Selon le réseau PCQVP, la publication des contrats « faciliterait à l’avenir l’apprentissage des gouvernements de la négociation de contrats ». Une telle ouverture serait également en mesure « d’ouvrir un débat public éclairé qui serait moins susceptible de s’embraser suite à de simples rumeurs. »
En fait, c’est en optant pour la transparence qu’une relation plus mature entre le gouvernement, les compagnies pétrolières internationales et le public pourrait enfin émerger.
Le nouveau Code des hydrocarbures, qui serait actuellement en gestation au sein d’une task force spéciale mise en place par le gouvernement Mehdi Jomaâ, prendra-t-il en considération ces standards internationaux de transparence ?
La nouvelle loi saura-t-elle surtout s’arrimer à la Constitution, en l’occurrence l’article 13 qui stipule que « les ressources naturelles sont la propriété du peuple tunisien, la souveraineté de l’Etat sur ces ressources est exercée en son nom » et que « les contrats d’exploitation relatifs à ses ressources sont soumis à la commission spécialisée au sein de l’Assemblée des représentants du peuple.
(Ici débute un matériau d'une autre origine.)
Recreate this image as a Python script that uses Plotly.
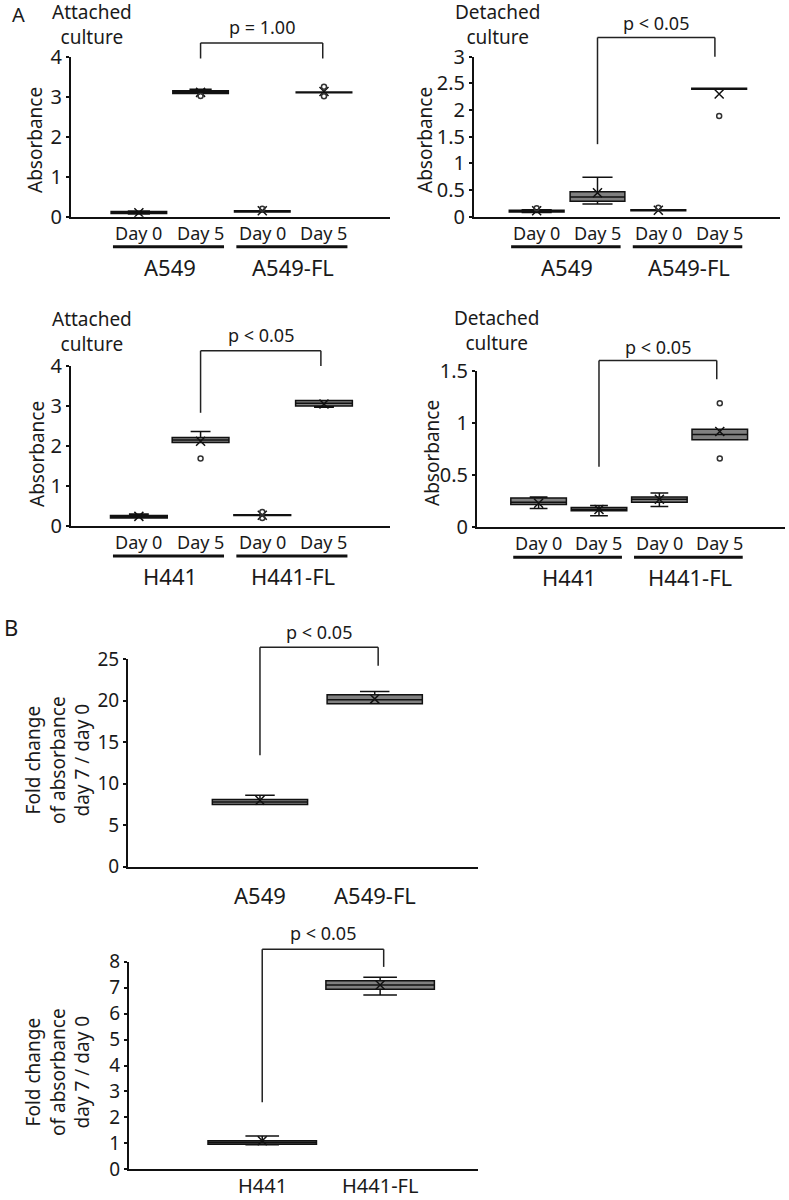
import plotly.graph_objects as go

W, H = 789, 1200
FONT = "Noto Sans"
INK = "#1a1a1a"

# ---------------- data ----------------
# Panel A, attached A549 / A549-FL
tl_q1 = [0.08, 3.09, 0.12, 3.11]
tl_med = [0.10, 3.13, 0.13, 3.12]
tl_q3 = [0.13, 3.16, 0.15, 3.13]
tl_lo = [0.07, 3.09, 0.12, 3.11]
tl_hi = [0.14, 3.20, 0.15, 3.13]
tl_mean = [0.10, 3.12, 0.15, 3.14]
tl_out_x = [1, 2, 3, 3]
tl_out_y = [3.03, 0.20, 3.02, 3.26]

# Panel A, detached A549 / A549-FL
tr_q1 = [0.09, 0.29, 0.11, 2.39]
tr_med = [0.11, 0.37, 0.12, 2.40]
tr_q3 = [0.12, 0.47, 0.13, 2.41]
tr_lo = [0.08, 0.24, 0.11, 2.39]
tr_hi = [0.13, 0.74, 0.13, 2.41]
tr_mean = [0.11, 0.45, 0.12, 2.30]
tr_out_x = [0, 2, 3]
tr_out_y = [0.16, 0.17, 1.89]

# Panel A, attached H441 / H441-FL
bl_q1 = [0.20, 2.09, 0.26, 3.00]
bl_med = [0.23, 2.15, 0.27, 3.07]
bl_q3 = [0.26, 2.21, 0.28, 3.14]
bl_lo = [0.20, 2.09, 0.26, 2.97]
bl_hi = [0.30, 2.36, 0.28, 3.14]
bl_mean = [0.24, 2.12, 0.27, 3.05]
bl_out_x = [1, 2, 2]
bl_out_y = [1.69, 0.20, 0.35]

# Panel A, detached H441 / H441-FL
br_q1 = [0.22, 0.16, 0.24, 0.84]
br_med = [0.24, 0.17, 0.27, 0.89]
br_q3 = [0.28, 0.19, 0.29, 0.94]
br_lo = [0.18, 0.11, 0.20, 0.84]
br_hi = [0.29, 0.21, 0.33, 0.94]
br_mean = [0.23, 0.17, 0.27, 0.92]
br_out_x = [3, 3]
br_out_y = [1.19, 0.66]

# Panel B, fold change A549 / A549-FL
bt_q1 = [7.5, 19.6]
bt_med = [7.8, 20.1]
bt_q3 = [8.1, 20.7]
bt_lo = [7.5, 19.6]
bt_hi = [8.6, 21.1]
bt_mean = [8.0, 20.2]

# Panel B, fold change H441 / H441-FL
bb_q1 = [0.97, 6.94]
bb_med = [1.03, 7.10]
bb_q3 = [1.10, 7.27]
bb_lo = [0.95, 6.72]
bb_hi = [1.28, 7.40]
bb_mean = [1.10, 7.10]

day_labels = ["Day 0", "Day 5", "Day 0", "Day 5"]
groups_a549 = ["A549", "A549-FL"]
groups_h441 = ["H441", "H441-FL"]

# brackets: (x_left, x_right, left_end, right_end, top, text_y, text)
br_tl = (1, 2.98, 3.97, 3.97, 4.36, 4.75, "p = 1.00")
br_tr = (1, 2.93, 1.36, 3.00, 3.36, 3.63, "p < 0.05")
br_bl = (1, 2.95, 2.83, 4.00, 4.38, 4.78, "p < 0.05")
br_br = (1, 2.95, 0.58, 1.42, 1.60, 1.73, "p < 0.05")
br_bt = (0, 1.03, 13.4, 24.2, 26.4, 28.3, "p < 0.05")
br_bb = (0, 1.03, 2.58, 7.80, 8.48, 9.12, "p < 0.05")

# ---------------- layout helpers ----------------
def dx(a, b):
    return [a / W, b / W]

def dy(top, bottom):
    return [1 - bottom / H, 1 - top / H]

panels = [
    dict(n="", xd=(71, 390), yd=(57.3, 216.7), xr=[-1.1, 4.07], yr=[0, 4], dt=1,
         q1=tl_q1, med=tl_med, q3=tl_q3, lo=tl_lo, hi=tl_hi, mean=tl_mean,
         ox=tl_out_x, oy=tl_out_y, bw=0.9, ww=0.4, brk=br_tl, kind="A", groups=groups_a549),
    dict(n="2", xd=(474, 780), yd=(56.7, 216.7), xr=[-1.03, 4.0], yr=[0, 3], dt=0.5,
         q1=tr_q1, med=tr_med, q3=tr_q3, lo=tr_lo, hi=tr_hi, mean=tr_mean,
         ox=tr_out_x, oy=tr_out_y, bw=0.9, ww=0.55, brk=br_tr, kind="A", groups=groups_a549),
    dict(n="3", xd=(71, 390), yd=(366, 526), xr=[-1.1, 4.07], yr=[0, 4], dt=1,
         q1=bl_q1, med=bl_med, q3=bl_q3, lo=bl_lo, hi=bl_hi, mean=bl_mean,
         ox=bl_out_x, oy=bl_out_y, bw=0.92, ww=0.35, brk=br_bl, kind="A", groups=groups_h441),
    dict(n="4", xd=(477, 785), yd=(371, 527.3), xr=[-1.02, 4.08], yr=[0, 1.5], dt=0.5,
         q1=br_q1, med=br_med, q3=br_q3, lo=br_lo, hi=br_hi, mean=br_mean,
         ox=br_out_x, oy=br_out_y, bw=0.92, ww=0.32, brk=br_br, kind="A", groups=groups_h441),
    dict(n="5", xd=(128, 478), yd=(659, 866.7), xr=[-1.15, 1.9], yr=[0, 25], dt=5,
         q1=bt_q1, med=bt_med, q3=bt_q3, lo=bt_lo, hi=bt_hi, mean=bt_mean,
         ox=[], oy=[], bw=0.83, ww=0.31, brk=br_bt, kind="B", groups=groups_a549,
         lab_shift=-28, lab_size=22),
    dict(n="6", xd=(129, 478), yd=(961.7, 1169.3), xr=[-1.13, 1.83], yr=[0, 8], dt=1,
         q1=bb_q1, med=bb_med, q3=bb_q3, lo=bb_lo, hi=bb_hi, mean=bb_mean,
         ox=[], oy=[], bw=0.92, ww=0.31, brk=br_bb, kind="B", groups=groups_h441,
         lab_shift=-16, lab_size=20),
]

fig = go.Figure()
layout = dict(
    width=W, height=H, margin=dict(l=0, r=0, t=0, b=0, pad=0, autoexpand=False),
    autosize=False,
    paper_bgcolor="white", plot_bgcolor="white", showlegend=False,
    font=dict(family=FONT, color=INK, size=18),
    template="none",
)
annotations = []
shapes = []

for p in panels:
    n = p["n"]
    xa, ya = "x" + n, "y" + n
    xs = list(range(len(p["q1"])))
    fig.add_trace(go.Box(
        x=xs, q1=p["q1"], median=p["med"], q3=p["q3"],
        lowerfence=p["lo"], upperfence=p["hi"],
        xaxis=xa, yaxis=ya, width=p["bw"], whiskerwidth=p["ww"],
        fillcolor="#808080", line=dict(color="#111111", width=1.5),
        boxpoints=False, hoverinfo="skip",
    ))
    fig.add_trace(go.Scatter(
        x=xs, y=p["mean"], mode="markers", xaxis=xa, yaxis=ya,
        marker=dict(symbol="x-thin", size=9, line=dict(color="#111111", width=1.5)),
        hoverinfo="skip",
    ))
    if p["ox"]:
        fig.add_trace(go.Scatter(
            x=p["ox"], y=p["oy"], mode="markers", xaxis=xa, yaxis=ya,
            marker=dict(symbol="circle-open", size=5, color="#333333",
                        line=dict(color="#333333", width=1.5)),
            hoverinfo="skip",
        ))

    layout["xaxis" + n] = dict(
        domain=dx(*p["xd"]), range=p["xr"], anchor=ya, automargin=False,
        showline=True, linewidth=2, linecolor="#111111",
        showgrid=False, zeroline=False, ticks="", showticklabels=False,
    )
    layout["yaxis" + n] = dict(
        domain=dy(*p["yd"]), range=p["yr"], anchor=xa, dtick=p["dt"], automargin=False,
        showline=True, linewidth=2, linecolor="#111111",
        showgrid=False, zeroline=False, ticks="outside", ticklen=3, tickwidth=1.5,
        tickcolor="#111111",
        tickfont=dict(size=20 if p["kind"] == "A" else 19, family=FONT, color=INK),
    )

    lo, hi = p["yr"]
    def frac(v):
        return (v - lo) / (hi - lo)

    # significance bracket
    xl, xr_, le, re, top, ty, txt = p["brk"]
    yd_ref = ya + " domain"
    for (x0, y0, x1, y1) in [(xl, le, xl, top), (xl, top, xr_, top), (xr_, top, xr_, re)]:
        shapes.append(dict(type="line", xref=xa, yref=yd_ref,
                           x0=x0, x1=x1, y0=frac(y0), y1=frac(y1),
                           line=dict(color="#222222", width=1.5)))
    annotations.append(dict(text=txt, xref=xa, yref=yd_ref, x=(xl + xr_) / 2, y=frac(ty),
                            showarrow=False, xanchor="center", yanchor="middle",
                            font=dict(size=18, family=FONT, color=INK)))

    if p["kind"] == "A":
        for i, lab in enumerate(day_labels):
            annotations.append(dict(text=lab, xref=xa, yref=yd_ref, x=i, y=0, yshift=-16,
                                    showarrow=False, xanchor="center", yanchor="middle",
                                    font=dict(size=18, family=FONT, color=INK)))
        for g, lab in enumerate(p["groups"]):
            c0, c1 = 2 * g, 2 * g + 1
            shapes.append(dict(type="line", xref=xa, yref=yd_ref, ysizemode="pixel",
                               yanchor=0, x0=c0 - 0.42, x1=c1 + 0.38, y0=-30, y1=-30,
                               line=dict(color="#111111", width=3)))
            annotations.append(dict(text=lab, xref=xa, yref=yd_ref, x=(c0 + c1) / 2, y=0,
                                    yshift=-50, showarrow=False, xanchor="center",
                                    yanchor="middle",
                                    font=dict(size=22, family=FONT, color=INK)))
    else:
        for i, lab in enumerate(p["groups"]):
            annotations.append(dict(text=lab, xref=xa, yref=yd_ref, x=i, y=0,
                                    yshift=p["lab_shift"], showarrow=False,
                                    xanchor="center", yanchor="middle",
                                    font=dict(size=p["lab_size"], family=FONT, color=INK)))

def paper_text(text, px, py, size, angle=0):
    annotations.append(dict(text=text, xref="paper", yref="paper", x=px / W, y=1 - py / H,
                            showarrow=False, xanchor="center", yanchor="middle",
                            textangle=angle, font=dict(size=size, family=FONT, color=INK)))

paper_text("A", 18, 15, 20)
paper_text("B", 11, 627, 22)
paper_text("Attached<br>culture", 92, 24, 19)
paper_text("Detached<br>culture", 497, 24, 19)
paper_text("Attached<br>culture", 92, 331, 19)
paper_text("Detached<br>culture", 496, 330, 19)
paper_text("Absorbance", 35, 140, 19, -90)
paper_text("Absorbance", 425, 140, 19, -90)
paper_text("Absorbance", 37, 454, 19, -90)
paper_text("Absorbance", 432, 453, 19, -90)
paper_text("Fold change<br>of absorbance<br>day 7 / day 0", 57, 760, 19, -90)
paper_text("Fold change<br>of absorbance<br>day 7 / day 0", 57, 1072, 19, -90)

layout["annotations"] = annotations
layout["shapes"] = shapes
fig.update_layout(**layout)
fig.write_html(
    "out.html",
    config={"responsive": False, "displayModeBar": False},
    post_script="document.body.style.margin='0px';document.body.style.overflow='hidden';",
)
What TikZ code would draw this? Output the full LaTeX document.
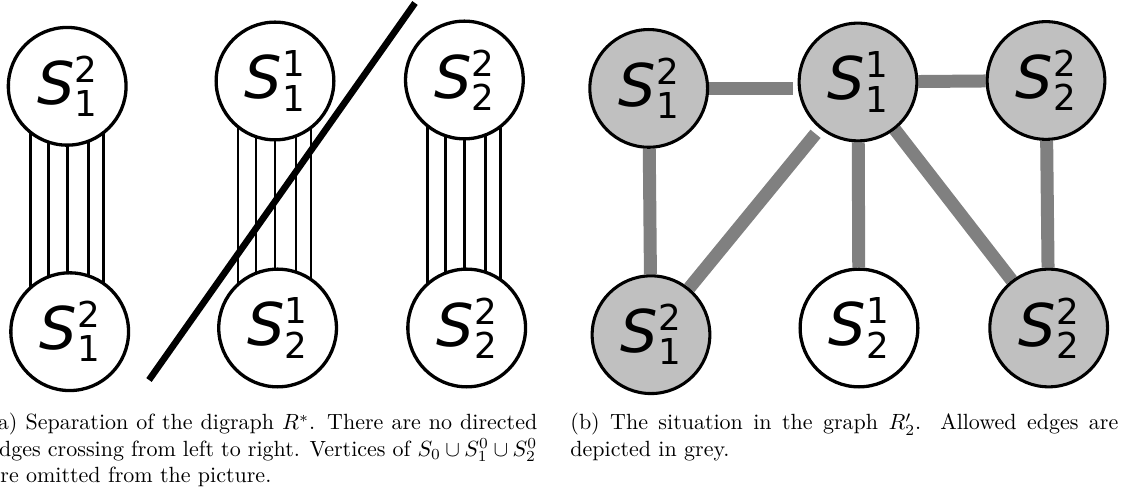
\documentclass[tikz,border=0pt]{standalone}
\usepackage{fontspec}
\newfontfamily\setfont{DejaVu Sans}
\usetikzlibrary{backgrounds,calc}
\definecolor{nodegrey}{RGB}{192,192,192}
\definecolor{edgegrey}{RGB}{128,128,128}
\newcommand{\Sset}[2]{{\setfont\fontsize{26.8pt}{30pt}\selectfont\textit{S}\fontsize{16.2pt}{18pt}\selectfont\rlap{\raisebox{10pt}{#1}}\raisebox{-5.5pt}{#2}}}

\begin{document}
\begin{tikzpicture}[x=0.4545pt,y=-0.4545pt,
  set/.style={circle,draw,line width=1.5pt,fill=white,minimum size=53.5pt,inner sep=0pt},
  allowed/.style={set,fill=nodegrey,line width=1.4pt},
  arc/.style={line width=1.3pt},
  cut/.style={line width=3pt},
  greyedge/.style={edgegrey,line width=5.9pt},
  caption/.style={text width=249pt,align=justify,inner sep=0pt,font=\normalsize}]
\useasboundingbox (0,0) rectangle (1124,494);
% (a) separation of R^*
\node[set] (a1) at (67.2,86.3) {\Sset{2}{1}};
\node[set] (a2) at (275,81) {\Sset{1}{1}};
\node[set] (a3) at (464.4,80) {\Sset{2}{2}};
\node[set] (b1) at (69.7,331.7) {\Sset{2}{1}};
\node[set] (b2) at (277.6,328) {\Sset{1}{2}};
\node[set] (b3) at (466.7,328) {\Sset{2}{2}};
\begin{scope}[on background layer]
\foreach \dx in {-37,-19,0,21,36}{
  \draw[arc] ($(a1)+(\dx,0)$) -- ($(a1|-b1)+(\dx,0)$);
  \draw[arc] ($(a2)+(\dx,0)$) -- ($(a2|-b2)+(\dx,0)$);
  \draw[arc] ($(a3)+(\dx,0)$) -- ($(a3|-b3)+(\dx,0)$);
}
\end{scope}
\coordinate (cutlo) at (149,380);
\coordinate (cuthi) at (415,3);
\draw[cut] (cutlo) -- (cuthi);
% (b) the graph R'_2
\node[allowed] (c1) at (648.7,88.4) {\Sset{2}{1}};
\node[allowed] (c2) at (858,82) {\Sset{1}{1}};
\node[allowed] (c3) at (1046,80.5) {\Sset{2}{2}};
\node[allowed] (d1) at (651,334.7) {\Sset{2}{1}};
\node[set] (d2) at (859,328) {\Sset{1}{2}};
\node[allowed] (d3) at (1048.7,328) {\Sset{2}{2}};
\begin{scope}[on background layer]
\draw[greyedge,shorten >=2pt] (c1.east) -- (c1.east-|c2.west);
\draw[greyedge] (c2) -- (c3);
\draw[greyedge] (c1) -- (d1);
\draw[greyedge,shorten <=3pt] (c2) -- (d1);
\draw[greyedge] (c2) -- (d2);
\draw[greyedge] (c2) -- (d3);
\draw[greyedge] (c3) -- (d3);
\end{scope}
% captions
\node[caption,anchor=base west] (capa) at (-11,430) {(a) Separation of the digraph $R^*$. There are no directed edges crossing from left to right. Vertices of $S_0\cup S_1^0\cup S_2^0$ are omitted from the picture.};
\node[caption,anchor=base west] (capb) at (570,430) {(b) The situation in the graph $R'_2$. Allowed edges are depicted in grey.};
\end{tikzpicture}
\end{document}
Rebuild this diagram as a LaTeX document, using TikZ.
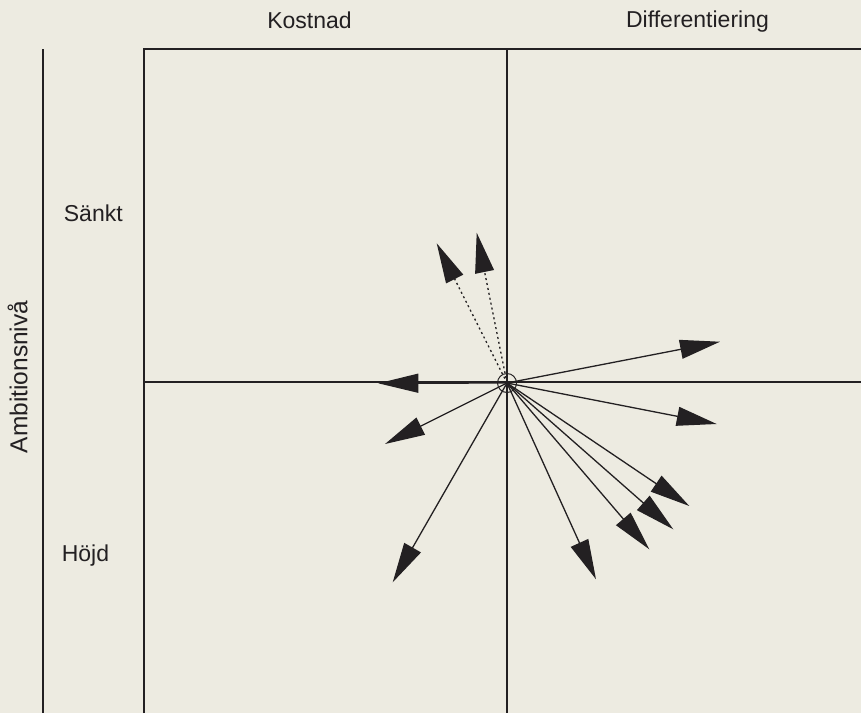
\documentclass[tikz,border=0pt]{standalone}
\usepackage{fontspec}
\setmainfont{Liberation Sans}
\usetikzlibrary{arrows.meta}
\definecolor{paper}{RGB}{237,235,225}
\definecolor{ink}{RGB}{35,32,34}
\tikzset{
  frame/.style={draw=ink, line width=1.7pt},
  vec/.style={draw=ink, line width=1.3pt, -{Triangle[length=40pt,width=19pt]}},
  dotvec/.style={vec, dash pattern=on 2pt off 3pt},
  lbl/.style={text=ink, font=\fontsize{23}{27}\selectfont, inner sep=0pt, anchor=base},
}
\begin{document}
\begin{tikzpicture}[x=1pt,y=-1pt]
\fill[paper] (0,0) rectangle (861,713);
\useasboundingbox (0,0) rectangle (861,713);
% frame
\coordinate (L1) at (43,49);
\coordinate (L2) at (43,713);
\coordinate (B1) at (144,713);
\coordinate (B2) at (144,49);
\coordinate (B3) at (861,49);
\coordinate (M1) at (507,49);
\coordinate (M2) at (507,713);
\coordinate (H1) at (144,382);
\coordinate (H2) at (861,382);
\draw[frame] (L1) -- (L2);
\draw[frame] (B1) -- (B2) -- (B3);
\draw[frame] (M1) -- (M2);
\draw[frame] (H1) -- (H2);
% labels
\node[lbl] (kost) at (309.5,28) {Kostnad};
\node[lbl] (diff) at (697.5,27) {Differentiering};
\node[lbl] (sank) at (93.3,221) {Sänkt};
\node[lbl] (hojd) at (85.5,561.3) {Höjd};
\node[lbl, rotate=90, font=\fontsize{24.5}{28}\selectfont] (amb) at (27.3,377) {Ambitionsnivå};
% centre
\node[draw=ink, line width=1pt, circle, minimum size=19pt, inner sep=0pt] (c) at (507,383) {};
% tips
\coordinate (t1) at (436.7,243.3);
\coordinate (t2) at (476.7,232.7);
\coordinate (t3) at (720,341.7);
\coordinate (t4) at (378.3,383.3);
\coordinate (t5) at (716.7,424);
\coordinate (t6) at (385,444);
\coordinate (t7) at (392.7,582.3);
\coordinate (t8) at (596,579.3);
\coordinate (t9) at (649.3,549.3);
\coordinate (t10) at (673.3,529.3);
\coordinate (t11) at (689.3,506);
\draw[dotvec] (c.center) -- (t1);
\draw[dotvec] (c.center) -- (t2);
\foreach \t in {t3,t4,t5,t6,t7,t8,t9,t10,t11}
  \draw[vec] (c.center) -- (\t);
\end{tikzpicture}
\end{document}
Les conventions ratifiées au sujet de ces ressources sont soumises à l’Assemblée pour approbation » ?
Bien qu’il ait promis, lors de son investiture, d’examiner le dossier de l’énergie, le chef du Gouvernement a préféré, à l’occasion des 100 premiers jours de son mandat, ne parler que de l’actuel code des hydrocarbures. Nulle mention du nouveau projet de loi. Les questions restent encore lancinantes. Les réponses se font attendre.
Découvrez l’intégralité du RGI de la Tunisie sur le site de Revenue Watch Institute
Glossaire (source : les contrats pétroliers à la portée de tous)
Contrat de partage de production : contrat par lequel la production d’un gisement est partagée entre l’Etat territorial et la compagnie pétrolière, après déduction du « Cost Oil ».
Cost Oil : somme qui permet à la compagnie de recouvrer les coûts qu’elle a supportés seule.
Profit Oil : la part de revenus répartis entre les parties prenantes et le gouvernement hôte dans le contrat de partage de production, une fois que l’exploitant a récupéré son investissement en déduisant le Cost Oil.